Uma solução para a situação dos gastos com pessoal
no médio e longo prazos, na avaliação de Thales Penha, seria acomodar a despesa
por meio da criação de alguns mecanismos. É o caso de vincular o aumento das
contratações e reajustes salariais ao desempenho das receitas. “Isso não vai
reduzir de hoje para amanhã, pois é um processo de longo prazo. Mas na
economia, melhor do que você fazer um ajuste radical, é melhorar o horizonte
temporal”, destaca.
A Sead/RN afirma que está estudando algumas medidas
para aliviar a pressão na folha em 2026. É o caso das políticas de RH, para
manter o servidor público na atividade por mais tempo e a adoção de uma
política uniforme de recomposição das carreiras, para aliviar a pressão na
folha.
RN apresenta déficit na previdência
Fora o comprometimento da folha com pessoal, a
situação previdenciária do Governo também é desafiadora. De acordo com o
levantamento da Secretaria do Tesouro Nacional, o Regime Próprio de Previdência
Social (RPPS) do estado apresentou um déficit de -11% em relação à receita
corrente líquida. Em números absolutos, o valor do fundo em capitalização foi
de -1,7 milhões até o quinto bimestre deste ano, representando um aumento em
relação a 2024, quando o total foi de -1,4 milhões.
De acordo com a Sead/RN, o gasto previdenciário
representa “um peso estrutural” na despesa com pessoal do Poder Executivo, uma
vez que 51% dos recursos são para aposentados e pensionistas, enquanto 49% é
destinado para os servidores ativos.
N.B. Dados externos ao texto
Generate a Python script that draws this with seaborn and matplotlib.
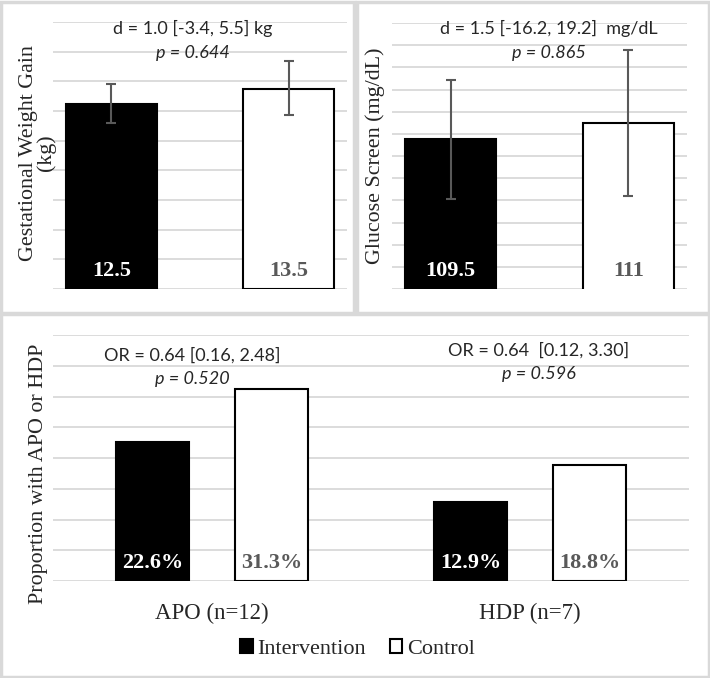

O cenário, na visão da pasta, é resultado
do ingresso expressivo de servidores entre as décadas de 1970 e 1980, que
passaram a se aposentar em larga escala a partir de 2010.
Em 2010, de acordo com dados da pasta, o estado
possuía 63 mil servidores ativos e 33 mil aposentados e pensionistas. Neste ano,
o quadro se inverteu: são 45 mil ativos e 62 mil aposentados e pensionistas.
Para a Sead/RN, o problema precisa ser discutido com soluções a longo prazo e
não imediatas.
Ricardo Valério também avalia que o problema foi
herdado de gestões passadas e exige uma nova reforma da previdência.
“Independente de quem sejam os próximos governantes no Brasil e do Estado,
teremos que ter uma nova reforma da nossa previdência, pois a tendência é o
agravamento da situação”, argumenta.
A reportagem da TRIBUNA DO NORTE procurou o
Instituto de Previdência dos Servidores Estaduais (Ipern) para uma avaliação
sobre o aprofundamento do déficit previdenciário e quais medidas estão sendo
tomadas em relação ao cenário atual. Em resposta, o Órgão respondeu que
concederia entrevistas somente a partir da próxima semana.